29.1.10

A crise voltou a baralhar as contas do Governo para a Segurança Social

Por João Ramos de Almeida, in Jornal Público

O Governo não esperava um impacto tão forte em 2009. O OE de 2010 revela a dimensão do erro. E resta saber se as contas não padecem do mesmo mal

Equilíbrio das contas da Segurança Social pago pelos beneficiários
Tributação de bónus aquece debate entre banca e Governo


O Orçamento do Estado (OE) de 2009 subavaliou fortemente o impacto da crise nas contas da Segurança Social. Quando o defendeu no Parlamento, no final de 2008, contra toda a oposição, o Governo esperava uma maior entrada de contribuições sociais, um gasto significativo com pensões e a manutenção da despesa com o desemprego. Na realidade, aconteceu o contrário.

A crise já sentida desde a segunda metade de 2008 aprofundou-se. Desde Janeiro de 2009, a subida do desemprego foi abrupta. Em linha com essa evolução, as contribuições para a Segurança Social abrandaram e os gastos com o desemprego subiram.

Olhando para os números disponibilizados pelo próprio Governo, o Estado gastou mais 465 milhões de euros com o desemprego do que os 1578,29 milhões orçamentados. Previa uma subida de 3,6 por cento dessas verbas face a 2008 e, afinal, gastou 2044,28 milhões de euros em 2009. Ou seja, mais 34 por cento.
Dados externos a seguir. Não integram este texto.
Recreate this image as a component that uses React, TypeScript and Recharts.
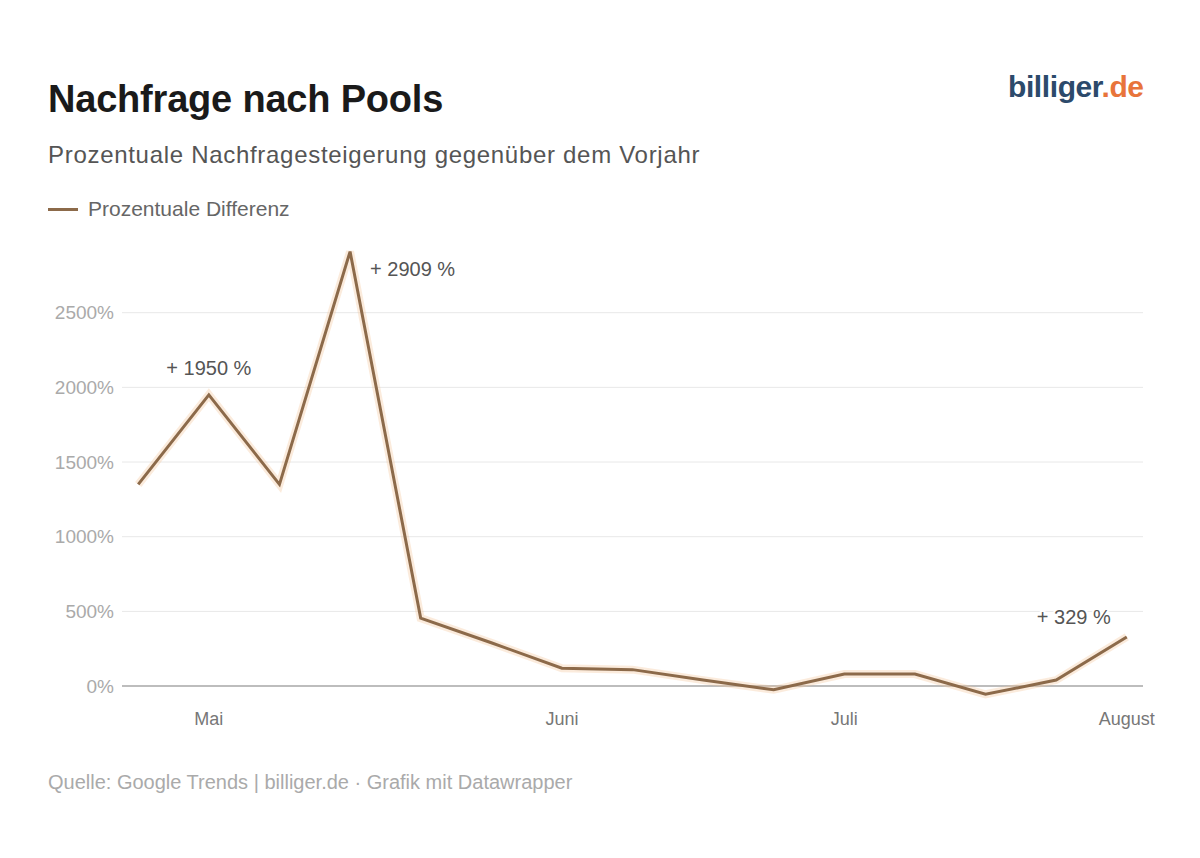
import React from "react";
import { LineChart, Line, XAxis, YAxis, ReferenceLine } from "recharts";

const weeks = [0, 1, 2, 3, 4, 5, 6, 7, 8, 9, 10, 11, 12, 13, 14];
const values = [1350, 1950, 1350, 2909, 455, 290, 120, 110, 40, -25, 80, 80, -55, 40, 329];
const annotations: Record<number, string> = { 1: "+ 1950 %", 3: "+ 2909 %", 14: "+ 329 %" };
const monthTicks = [1, 6, 10, 14];
const monthLabels = ["Mai", "Juni", "Juli", "August"];
const yTicks = [0, 500, 1000, 1500, 2000, 2500];
const gridValues = [500, 1000, 1500, 2000, 2500];

const data = weeks.map((w, i) => ({ w, v: values[i] }));

const FONT = "'Liberation Sans', Arial, sans-serif";

const renderLabel = (props: any) => {
  const { x, y, index } = props;
  const text = annotations[index];
  if (!text) return null;
  let tx = x, ty = y - 20, anchor: any = "middle";
  if (index === 3) { tx = x + 20; ty = y + 24; anchor = "start"; }
  if (index === 14) { tx = x - 16; ty = y - 13; anchor = "end"; }
  return (
    <text x={tx} y={ty} textAnchor={anchor} fontSize={20} fill="#555" fontFamily={FONT}
      stroke="#fff" strokeWidth={4} paintOrder="stroke">{text}</text>
  );
};

export default function App() {
  return (
    <div style={{ position: "absolute", left: 0, top: 0, width: 1200, height: 858, background: "#fff", fontFamily: FONT }}>
      <div style={{ position: "absolute", left: 48, top: 78, fontSize: 38, fontWeight: 700, color: "#1a1a1a", letterSpacing: -0.2 }}>
        Nachfrage nach Pools
      </div>
      <div style={{ position: "absolute", left: 1008, top: 70, fontSize: 30, fontWeight: 700, letterSpacing: -0.4 }}>
        <span style={{ color: "#2c4a6b" }}>billiger</span><span style={{ color: "#e8743b" }}>.de</span>
      </div>
      <div style={{ position: "absolute", left: 48, top: 141, fontSize: 24, color: "#555", letterSpacing: 0.7 }}>
        Prozentuale Nachfragesteigerung gegenüber dem Vorjahr
      </div>
      <div style={{ position: "absolute", left: 48, top: 197, fontSize: 21, color: "#666", display: "flex", alignItems: "center" }}>
        <span style={{ display: "inline-block", width: 30, height: 3, background: "#8c6a4a", marginRight: 10 }} />
        Prozentuale Differenz
      </div>
      <div style={{ position: "absolute", left: 0, top: 0 }}>
        <LineChart width={1200} height={858} data={data} margin={{ top: 238, right: 57, bottom: 127, left: 42 }}>
          <XAxis dataKey="w" type="number" domain={[-0.23, 14.23]} ticks={monthTicks}
            tickFormatter={(v: number) => monthLabels[monthTicks.indexOf(v)] ?? ""}
            axisLine={false} tickLine={false} tickSize={0} tickMargin={11} height={30}
            tick={{ fontSize: 18, fill: "#777", fontFamily: FONT }} allowDataOverflow />
          <YAxis type="number" domain={[-100, 3000]} ticks={yTicks} width={80}
            tickFormatter={(v: number) => `${v}%`} axisLine={false} tickLine={false} tickSize={0} tickMargin={8}
            tick={{ fontSize: 19, fill: "#aaa", fontFamily: FONT }} allowDataOverflow />
          {gridValues.map((g) => (
            <ReferenceLine key={g} y={g} stroke="#e8e8e8" strokeWidth={1} />
          ))}
          <ReferenceLine y={0} stroke="#bdbdbd" strokeWidth={2} />
          <Line type="linear" dataKey="v" stroke="#f3c79a" strokeWidth={8} strokeOpacity={0.35} dot={false} isAnimationActive={false} />
          <Line type="linear" dataKey="v" stroke="#8c6a4a" strokeWidth={3} dot={false} isAnimationActive={false} label={renderLabel} />
        </LineChart>
      </div>
      <div style={{ position: "absolute", left: 48, top: 771, fontSize: 20, color: "#aaa" }}>
        Quelle: Google Trends | billiger.de · Grafik mit Datawrapper
      </div>
    </div>
  );
}
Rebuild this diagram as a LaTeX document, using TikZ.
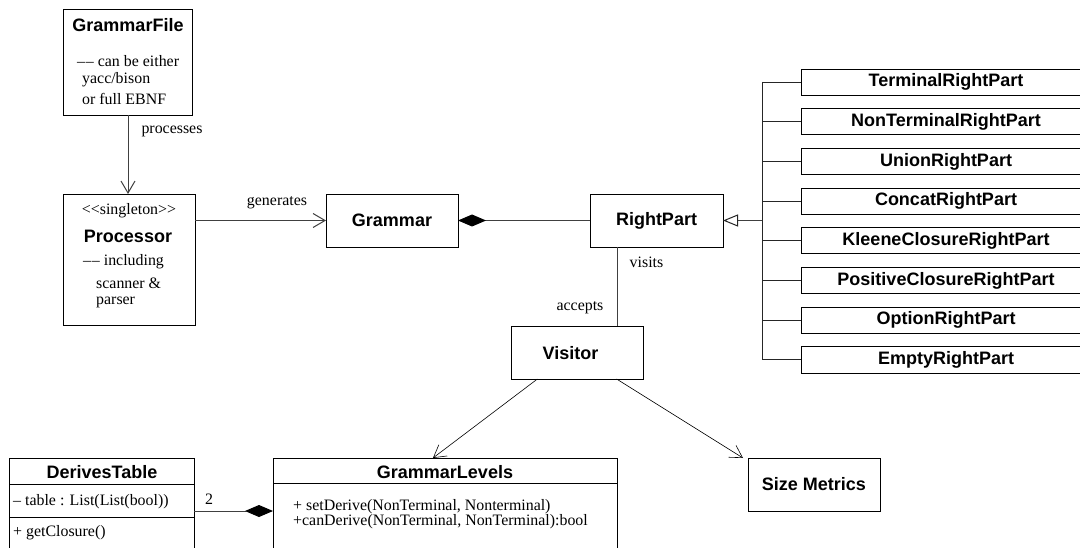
\documentclass[tikz,border=0pt]{standalone}
\usepackage{fontspec}
\setmainfont{Liberation Serif}
\newfontfamily\classfont{Liberation Sans}
\usetikzlibrary{arrows.meta,calc}
\newcommand{\dashdash}{\textendash\kern0.8pt\textendash}
\begin{document}
\begin{tikzpicture}[x=1pt,y=-1pt,
  box/.style={draw=black, line width=0.8pt, anchor=north west, inner sep=0pt, outer sep=0pt},
  title/.style={font=\classfont\bfseries\fontsize{18}{21}\selectfont, inner sep=0pt},
  note/.style={font=\fontsize{15.9}{18}\selectfont, inner sep=0pt},
  assoc/.style={draw=black!75, line width=1pt},
  tree/.style={draw=black!85, line width=0.8pt},
  dep/.style={draw=black, line width=0.6pt},
  openhead/.style={-{Straight Barb[length=12pt,width=14pt]}},
  compose/.style={-{Diamond[length=28pt,width=12pt,color=black,fill=black]}},
  inherit/.style={-{Triangle[open,length=15pt,width=12pt,fill=white,color=black!85]}},
]
% canvas
\fill[white] (0,0) rectangle (1080,548);
\useasboundingbox (0,0) rectangle (1080,548);

% ---- GrammarFile ----
\node[box, minimum width=129pt, minimum height=106pt] (gf) at (63,9) {};
\node[title] (gft) at (128,25) {GrammarFile};
\node[note, anchor=west] (gf1) at (77,61.5) {\dashdash\ can be either};
\node[note, anchor=west] (gf2) at (82,80) {yacc/bison};
\node[note, anchor=west] (gf3) at (82,98.5) {or full EBNF};

% ---- Processor ----
\node[box, minimum width=132pt, minimum height=131pt] (proc) at (63,194) {};
\node[note] (pst) at (129,211) {<{}<singleton>{}>};
\node[title] (pt) at (128,236) {Processor};
\node[note, anchor=west] (p1) at (83,262) {\dashdash\ including};
\node[note, anchor=west] (p2) at (96,283) {scanner \&};
\node[note, anchor=west] (p3) at (96,302) {parser};

% ---- Grammar, RightPart, Visitor, Size Metrics ----
\node[box, title, minimum width=132pt, minimum height=53pt] (gram) at (326,194) {Grammar};
\node[box, title, minimum width=133pt, minimum height=53pt] (rp) at (590,194) {RightPart};
\node[box, minimum width=132pt, minimum height=53pt] (vis) at (511,326) {};
\node[title] (vist) at (570.5,353) {Visitor};
\node[box, title, minimum width=132pt, minimum height=53pt] (sm) at (748,458) {Size Metrics};

% ---- RightPart subclasses ----
\foreach \lbl [count=\i] in {TerminalRightPart,NonTerminalRightPart,UnionRightPart,
  ConcatRightPart,KleeneClosureRightPart,PositiveClosureRightPart,OptionRightPart,EmptyRightPart}
  \node[box, title, minimum width=290pt, minimum height=26pt] (s\i) at (801,{69+39.7*(\i-1)}) {\lbl};

% ---- DerivesTable ----
\node[box, minimum width=184.5pt, minimum height=110pt] (dt) at (9.5,458) {};
\draw[box] (dt.west |- 0,484) -- (dt.east |- 0,484);
\draw[box] (dt.west |- 0,517) -- (dt.east |- 0,517);
\node[title] (dtt) at (102,472) {DerivesTable};
\node[note, anchor=west] (dt1) at (13,502) {\textendash\ table : List(List(bool))};
\node[note, anchor=west] (dt2) at (13,533) {+ getClosure()};

% ---- GrammarLevels ----
\node[box, minimum width=344pt, minimum height=110pt] (gl) at (273,458) {};
\draw[box] (gl.west |- 0,483) -- (gl.east |- 0,483);
\node[title] (glt) at (445,472) {GrammarLevels};
\node[note, anchor=west] (gl1) at (293,507) {+ setDerive(NonTerminal, Nonterminal)};
\node[note, anchor=west] (gl2) at (293,522) {+canDerive(NonTerminal, NonTerminal):bool};

% ---- connectors ----
\draw[assoc, openhead] (gf.south -| 128,0) -- (proc.north -| 128,0);
\node[note] (lproc) at (172,131) {processes};

\draw[assoc, openhead] (proc.east |- gram.west) -- (gram.west);
\node[note] (lgen) at (277,203) {generates};

\draw[assoc, compose] (rp.west) -- (gram.east);

\coordinate (bus) at (762,220.5);
\draw[assoc, inherit] (bus) -- (rp.east);
\draw[tree] (s1.west -| bus) -- (s8.west -| bus);
\foreach \i in {1,...,8}
  \draw[tree] (s\i.west -| bus) -- (s\i.west);

\coordinate (vx) at (617,0);
\draw[assoc] (rp.south -| vx) -- (vis.north -| vx);
\node[note] (lvisits) at (646.5,262) {visits};
\node[note] (laccepts) at (580,308) {accepts};

\draw[dep, openhead] ($(vis.south west)!0.2!(vis.south east)$) -- ($(gl.north west)!0.465!(gl.north east)$);
\draw[dep, openhead] ($(vis.south west)!0.8!(vis.south east)$) -- ([xshift=-5pt]sm.north west);

\coordinate (cy) at (0,511);
\draw[assoc, compose] (dt.east |- cy) -- (gl.west |- cy);
\node[note] (lmult) at (209,499) {2};
\end{tikzpicture}
\end{document}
De igual forma, a equipa do Ministério do Trabalho, liderada então por José António Vieira da Silva, defendeu que os gastos com os beneficiários do Rendimento Social de Inserção poderiam manter-se. Gastou-se 417 milhões de euros em 2008 e a previsão para 2009 era de 430,6 milhões, mais 3,2 por cento. Mas, no final de 2009, gastou 507,75 milhões de euros, mais 22 por cento do que o afectado em 2008.

Em concordância com este optimismo, o Governo alimentou a ideia de que as contribuições para a Segurança Social iriam crescer 5,6 por cento face a 2008. Mas, no final do ano, ficaram mesmo abaixo do cobrado em 2008 (menos 0,03 por cento).

Para os beneficiários, as promessas foram as inversas. O Estado iria gastar mais. Foi o caso dos pensionistas, que representam quase 60 por cento das despesas correntes da Segurança Social. O Governo previu uma despesa de 13.658 milhões de euros, ou seja, mais 6,3 por cento do que o pago em 2008. Mas, no final de 2009, tinha "poupado" 194,2 milhões de euros (mais 4,8 por cento face a 2008).

O mesmo aconteceu com as despesas para acção social. Anunciou-se uma subida de 10,4 por cento sobre os 1507 milhões gastos em 2008. Mas gastou-se um pouco menos de 48,5 milhões de euros, ou seja, um crescimento de 7,2 por cento face a 2008.

Redução de gastos sociais

Os erros de previsão em 2009 não foram, contudo, únicos nos últimos anos. A estratégia de elaboração orçamental corresponde, muitas vezes, a um exercício político de gestão de expectativas ou de subordinação dos números a um objectivo principal, como o do défice orçamental. Os gráficos ilustram a evolução dos desvios entre o previsto e o executado.

Entre 2002 e 2004, nos governos PSD/PP de Durão Barroso e Santana Lopes, subavaliou-se os gastos e sobrevalorizou-se a entrada de contribuições. Em resultado, os números pareciam bons na discussão orçamental, mas no final o défice da Segurança Social cresceu numa trajectória insustentável. A partir de 2005, a "estratégia" orçamental parece ter sido outra. Os números do OE subavaliaram as contribuições sociais e, desde 2006, começaram a sobredimensionar as despesas sociais.

Em parte, tal como já assinala o Tribunal de Contas nos seus pareceres sobre a Conta Geral do Estado, a evolução das despesas sociais - sobretudo com pensões e subsídio de desemprego - está relacionada com as alterações legais na actualização das pensões e na atribuição do subsídio de desemprego (ver caixa). Desde essa altura, a Segurança Social tem equilibrado as contas. Mas em parte graças a um menor gasto social, aquém do previsto.

Para 2010, há pequenas alterações. Primeiro, e apesar da crise, o Governo volta a apostar numa subida da cobrança de contribuições (2,4 por cento). Depois, volta a prever uma subida mais lenta das despesas sociais do que a verificada em 2009. Em terceiro lugar, se já prevê um abrandamento do custo das pensões abaixo mesmo do verificado em 2009, estima que o agravamento do desemprego esperado custará apenas mais 164 milhões de euros do que o despendido em 2009 (mais 8 por cento). No final de 2010, se verá.